Wally Smith, the head of LIU's Public Radio Network, which includes a station in Nassau County, is spearheading an effort to save the station and its 14 full-time employees.
Mr. Smith is forming a nonprofit group, called Peconic Public Broadcasting, with the expectation that it will bid on the station's license and equipment when it all goes up for sale soon.
And early fundraising efforts have proven successful, Mr.
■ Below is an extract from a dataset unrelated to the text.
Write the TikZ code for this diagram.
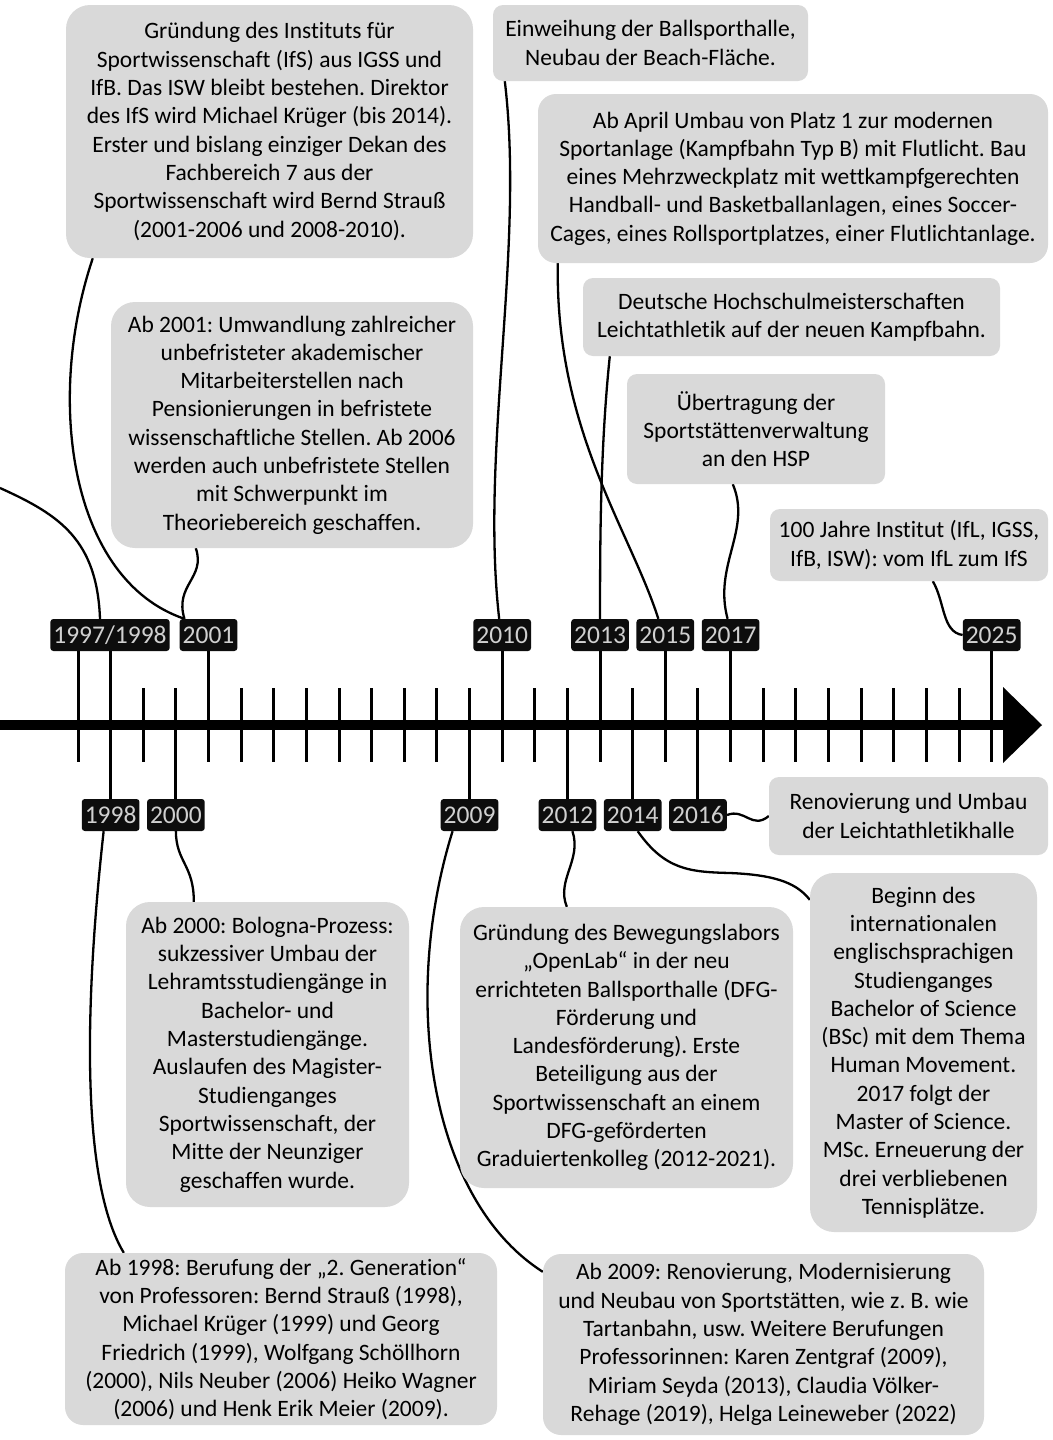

Smith said.
"We're very optimistic," he said this week. "We're feeling very, very positive that we can make this work and keep this thing in the hands of people on the East End."
"Once [the nonprofit] is in place, we'll establish a trust fund, so that people could actually make investments in the station and have the money protected until it's clear that we'll be able to actually be in business," he said, "or they'll get it back."
The lease on WLIU headquarters in Southampton is scheduled to expire on Oct. 3, about the same time the university is expecting to end its involvement with the station.
"[This decision] certainly wasn't a no-brainer," said Robert Altholz, the university's vice president for finance and treasurer. "We have been thinking about this, thinking about whether there were any other alternatives, roughly for over the last year or so."
And he said the decision had nothing to do with the university leaving the East End in 2005.
It was strictly a financial move.
"It's not a function that the campus has no presence out in Southampton anymore," he said. "If the radio station, which provides just wonderful programming and represents the university so well, could have sustained itself at break-even, we wouldn't be doing what we're doing now."
A sale of the station would likely result in it being used as a "repeater" to re-broadcast another station's programming, with the engine behind it -- and his and others' jobs -- being dissolved, Mr. Smith predicted.
And if the university can't sell by this fall?
"The station would go dark," Mr. Smith said. "I and others who are interested will work very hard not to let that happen."